What scientists found were global "hot spots," where substantial trouble could be minimized by limiting warming to 1.5 degrees.
For instance, in parts of Australia, Central America, northern Africa and southern Europe, supplies of fresh water could decline substantially if mean temperatures rise 2 degrees above what they were at the dawn of the industrial revolution. Curbing that temperature rise by half a degree could reduce the loss of water that feeds rivers and streams in all of those regions–by almost half in the region surrounding the Mediterranean Sea. These places already are struggling with water shortages.
"Even a small reduction in water in a country that already has a problem with water management is a pretty big deal," Schewe says.
Soybean yields in the Amazon region are projected to decline as temperatures rise to 1.5 degrees but the declines would be far worse at 2 degrees.
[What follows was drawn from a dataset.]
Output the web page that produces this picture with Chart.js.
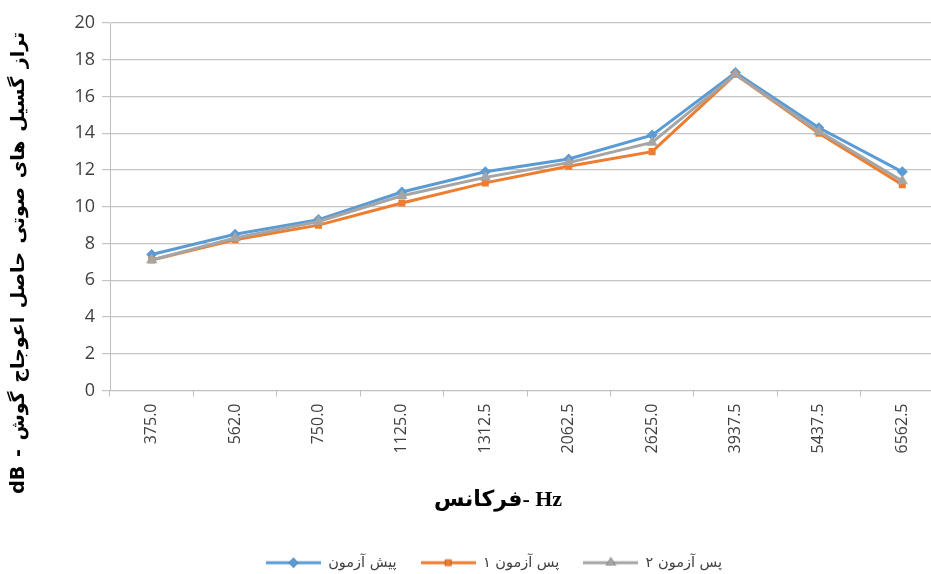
<!DOCTYPE html>
<html>
<head>
<meta charset="utf-8">
<script src="https://cdn.jsdelivr.net/npm/chart.js@4/dist/chart.umd.min.js"></script>
<style>
    html, body { margin: 0; padding: 0; background: #ffffff; overflow: hidden; }
    #wrap { width: 1000px; height: 574px; position: relative; }
</style>
</head>
<body>
<div id="wrap"><canvas id="emissionChart"></canvas></div>
<script>
// داده‌ها
const frequencies = ['375.0', '562.0', '750.0', '1125.0', '1312.5', '2062.5', '2625.0', '3937.5', '5437.5', '6562.5'];
const preTest   = [7.4, 8.5, 9.3, 10.8, 11.9, 12.6, 13.9, 17.3, 14.3, 11.9];
const postTest1 = [7.1, 8.2, 9.0, 10.2, 11.3, 12.2, 13.0, 17.2, 14.0, 11.2];
const postTest2 = [7.1, 8.3, 9.2, 10.6, 11.6, 12.4, 13.5, 17.2, 14.1, 11.4];
const seriesNames = ['پیش آزمون', 'پس آزمون ۱', 'پس آزمون ۲'];
const yTicks = [0, 2, 4, 6, 8, 10, 12, 14, 16, 18, 20];
const xTitle = 'فرکانس- Hz';
const yTitle = 'dB - تراز گسیل های صوتی حاصل اعوجاج گوش';

const colors = ['#5B9BD5', '#ED7D31', '#A5A5A5'];
const markers = ['rectRot', 'rect', 'triangle'];
const markerRadius = [5.5, 5, 6.5];

// نماد راهنما: خط با نشانگر
function makeLegendSymbol(color, style, radius) {
    const c = document.createElement('canvas');
    c.width = 55;
    c.height = 16;
    const g = c.getContext('2d');
    g.strokeStyle = color;
    g.lineWidth = 3;
    g.beginPath();
    g.moveTo(0, 8);
    g.lineTo(55, 8);
    g.stroke();
    Chart.helpers.drawPoint(g, { pointStyle: style, radius: radius, rotation: 0, borderWidth: 0 }, 27.5, 8);
    g.fillStyle = color;
    g.fill();
    return c;
}

function buildDataset(i, values) {
    return {
        label: seriesNames[i],
        data: values,
        borderColor: colors[i],
        backgroundColor: colors[i],
        borderWidth: 3,
        pointStyle: markers[i],
        pointRadius: markerRadius[i],
        pointBorderWidth: 0,
        pointBackgroundColor: colors[i],
        tension: 0,
        order: 2 - i
    };
}

// عنوان محورها
const axisTitlePlugin = {
    id: 'axisTitles',
    afterDraw: function(chart) {
        const g = chart.ctx;
        const area = chart.chartArea;

        g.save();
        g.fillStyle = '#000000';
        g.textAlign = 'center';
        g.textBaseline = 'middle';
        g.translate(area.left - 91, (area.top + area.bottom) / 2 + 56);
        g.rotate(-Math.PI / 2);
        g.font = "bold 19px 'DejaVu Sans', sans-serif";
        g.wordSpacing = '2px';
        g.fillText(yTitle, 0, 0);
        g.restore();

        g.save();
        g.fillStyle = '#000000';
        g.textAlign = 'center';
        g.textBaseline = 'middle';
        g.font = "bold 22px 'Liberation Serif', 'DejaVu Sans', serif";
        g.fillText(xTitle, area.left + 388, area.bottom + 110);
        g.restore();
    }
};

const ctx = document.getElementById('emissionChart');
const legendSymbols = colors.map((c, i) => makeLegendSymbol(c, markers[i], markerRadius[i] * 0.9));

new Chart(ctx, {
    type: 'line',
    data: {
        labels: frequencies,
        datasets: [buildDataset(0, preTest), buildDataset(1, postTest1), buildDataset(2, postTest2)]
    },
    plugins: [axisTitlePlugin],
    options: {
        responsive: true,
        maintainAspectRatio: false,
        animation: false,
        layout: {
            padding: { top: 23, right: 56, left: 44, bottom: -6 }
        },
        plugins: {
            tooltip: { enabled: false },
            legend: {
                position: 'bottom',
                labels: {
                    usePointStyle: true,
                    pointStyleWidth: 55,
                    boxHeight: 14,
                    padding: 24,
                    color: '#404040',
                    font: { family: "'DejaVu Sans', sans-serif", size: 14.5 },
                    generateLabels: function(chart) {
                        return chart.data.datasets.map((ds, i) => ({
                            text: ds.label,
                            datasetIndex: i,
                            pointStyle: legendSymbols[i],
                            fillStyle: colors[i],
                            strokeStyle: colors[i],
                            lineWidth: 0,
                            fontColor: '#404040',
                            hidden: false
                        }));
                    }
                }
            }
        },
        scales: {
            x: {
                offset: true,
                afterFit: function(scale) { scale.height = 141; },
                grid: {
                    offset: true,
                    drawOnChartArea: false,
                    drawTicks: true,
                    tickLength: 6,
                    color: '#BFBFBF'
                },
                border: { color: '#BFBFBF', width: 1 },
                ticks: {
                    minRotation: 90,
                    maxRotation: 90,
                    padding: 7,
                    color: '#404040',
                    font: { family: "'Open Sans', sans-serif", size: 16 }
                }
            },
            y: {
                min: 0,
                max: 20,
                afterFit: function(scale) { scale.width = 66; },
                afterBuildTicks: function(scale) {
                    scale.ticks = yTicks.map(v => ({ value: v }));
                },
                grid: {
                    color: '#C4C4C4',
                    lineWidth: 1.2,
                    drawTicks: true,
                    tickLength: 8
                },
                border: { color: '#BFBFBF', width: 1 },
                ticks: {
                    padding: 7,
                    color: '#404040',
                    font: { family: "'Open Sans', sans-serif", size: 18 }
                }
            }
        }
    }
});
</script>
</body>
</html>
Meanwhile, wheat production is likely to grow under both scenarios in high latitude regions, but plummet far more at 2 degrees in many equatorial regions, further exacerbating food scarcity.
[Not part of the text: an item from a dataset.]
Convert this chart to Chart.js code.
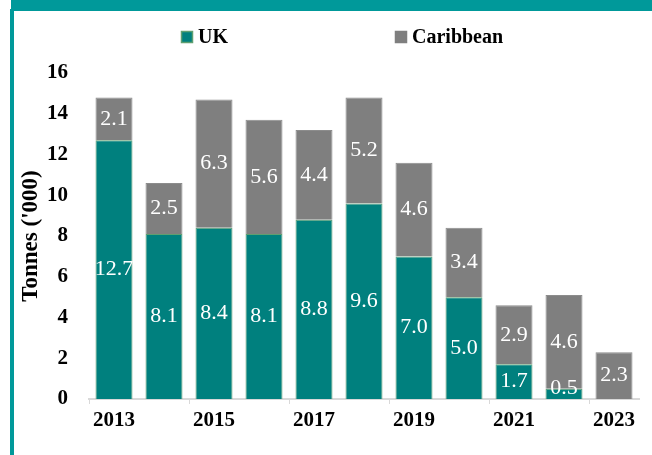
<!DOCTYPE html>
<html>
<head>
<meta charset="utf-8">
<script src="https://cdn.jsdelivr.net/npm/chart.js@4"></script>
<style>
  html, body { margin: 0; padding: 0; background: #fff; }
  #wrap { width: 652px; height: 455px; position: relative; }
</style>
</head>
<body>
<div id="wrap"><canvas id="tonnesChart" width="652" height="455"></canvas></div>
<script>
var years = ['2013', '2014', '2015', '2016', '2017', '2018', '2019', '2020', '2021', '2022', '2023'];
var uk_values = [12.7, 8.1, 8.4, 8.1, 8.8, 9.6, 7.0, 5.0, 1.7, 0.5, null];
var caribbean_values = [2.1, 2.5, 6.3, 5.6, 4.4, 5.2, 4.6, 3.4, 2.9, 4.6, 2.3];
var y_ticks = [0, 2, 4, 6, 8, 10, 12, 14, 16];

var teal = '#00807e';
var grey = '#7f7f7f';
var serif = "'Liberation Serif', 'DejaVu Serif', serif";

// teal frame round the chart (top band + left rule)
var framePlugin = {
    id: 'frame',
    beforeDraw: function(chart) {
        var ctx = chart.ctx;
        ctx.save();
        ctx.fillStyle = '#00999a';
        ctx.fillRect(11, 0, 641, 11);
        ctx.fillRect(10, 9, 4, 446);
        ctx.restore();
    }
};

// legend drawn by hand, Excel spaces the two items far apart
var legendPlugin = {
    id: 'legendBoxes',
    afterDraw: function(chart) {
        var ctx = chart.ctx;
        var items = [
            { x: 181, text: 'UK', fill: teal, stroke: '#5f9f70' },
            { x: 395, text: 'Caribbean', fill: grey, stroke: grey }
        ];
        ctx.save();
        ctx.font = 'bold 20px ' + serif;
        ctx.textBaseline = 'middle';
        ctx.textAlign = 'left';
        items.forEach(function(item) {
            ctx.fillStyle = item.fill;
            ctx.fillRect(item.x, 31, 12, 12);
            ctx.strokeStyle = item.stroke;
            ctx.lineWidth = 1.5;
            ctx.strokeRect(item.x + 0.5, 31.5, 11, 11);
            ctx.fillStyle = '#000';
            ctx.fillText(item.text, item.x + 17, 37.5);
        });
        ctx.restore();
    }
};

// white value labels in the middle of each segment
var valueLabelPlugin = {
    id: 'valueLabels',
    afterDatasetsDraw: function(chart) {
        var ctx = chart.ctx;
        ctx.save();
        ctx.font = '22px ' + serif;
        ctx.fillStyle = '#fff';
        ctx.textAlign = 'center';
        ctx.textBaseline = 'middle';
        chart.data.datasets.forEach(function(ds, i) {
            var meta = chart.getDatasetMeta(i);
            meta.data.forEach(function(bar, j) {
                var v = ds.data[j];
                if (v === null || v === 0) return;
                var y = (bar.y + bar.base) / 2;
                if (y > bar.base - 11) y = bar.base - 11;
                ctx.fillText(v.toFixed(1), bar.x, y);
            });
        });
        ctx.restore();
    }
};

var chart = new Chart(document.getElementById('tonnesChart').getContext('2d'), {
    type: 'bar',
    data: {
        labels: years,
        datasets: [{
            label: 'UK',
            data: uk_values,
            backgroundColor: teal,
            borderColor: '#5f9f70',
            borderWidth: 1,
            barPercentage: 0.74,
            categoryPercentage: 1
        }, {
            label: 'Caribbean',
            data: caribbean_values,
            backgroundColor: grey,
            borderColor: '#8c8c8c',
            borderWidth: 1,
            barPercentage: 0.74,
            categoryPercentage: 1
        }]
    },
    options: {
        responsive: false,
        animation: false,
        layout: {
            padding: { left: 0, top: 73, right: 13, bottom: 0 }
        },
        scales: {
            x: {
                stacked: true,
                afterFit: function(scale) { scale.height = 56; },
                border: { display: true, color: '#d9d9d9', width: 2 },
                grid: {
                    offset: true,
                    drawOnChartArea: false,
                    drawTicks: true,
                    tickLength: 5,
                    color: function(c) { return c.index % 2 === 0 ? '#d9d9d9' : 'rgba(0,0,0,0)'; }
                },
                ticks: {
                    autoSkip: false,
                    maxRotation: 0,
                    padding: 4,
                    color: '#000',
                    font: { family: serif, size: 21, weight: 'bold' },
                    callback: function(v, i) { return i % 2 === 0 ? this.getLabelForValue(v) : ''; }
                }
            },
            y: {
                stacked: true,
                min: 0,
                max: 16,
                afterFit: function(scale) { scale.width = 89; },
                afterBuildTicks: function(scale) {
                    scale.ticks = y_ticks.map(function(v) { return { value: v }; });
                },
                border: { display: false },
                grid: { display: false, drawTicks: false },
                ticks: {
                    padding: 21,
                    color: '#000',
                    font: { family: serif, size: 21, weight: 'bold' }
                },
                title: {
                    display: true,
                    text: "Tonnes ('000)",
                    color: '#000',
                    padding: { top: 17, bottom: 0 },
                    font: { family: serif, size: 23, weight: 'bold' }
                }
            }
        },
        plugins: {
            legend: { display: false },
            tooltip: { enabled: false }
        }
    },
    plugins: [framePlugin, legendPlugin, valueLabelPlugin]
});
</script>
</body>
</html>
Some scientists not affiliated with the research agreed the study revealed huge contrasts.
"Half a degree C may not sound like much, but it makes a world of difference in climate impacts," says Stanford University earth scientist Rob Jackson. "We'd have fewer and less severe droughts, floods, and heatwaves. Arctic systems and coral reefs would be healthier, too."
Between warming temperatures and ocean acidification almost all tropical coral reefs face the likelihood of severe degradation if temperatures rise 2 degrees. But a significant minority of these fish nurseries, which help support a quarter of the world's fisheries and provide food for millions of people, would stand a better shot at survival with a 1.5 degree temperature rise.
Meanwhile, significant sea level rise–which some fear may be almost unavoidable, given recent research about the instability of the West Antarctic ice sheet–could at least be slowed this century if warming is reduced to 1.5 degrees, allowing society more time to prepare for the changes to come.
"For me the relevant question really is: Is it worth it to go for 1.5 degrees instead of 2 degrees?" Schewe says. "And for me this study is one step toward answering that question."
Finding a way to reach that 1.5 degree target, however, is another issue entirely. Many scientists have suggested that capping warming at 2 degrees would require a monumental effort, including removing CO2 from the atmosphere. Research by Jackson suggests that the threshold to prevent a rise beyond 1.5 degrees may be reached within a decade.
"The policy window for limiting warming to 1.5 C is closing," Jackson says. "The Paris agreement is a good start, but there's a lot more work to be done, and it needs to happen quickly."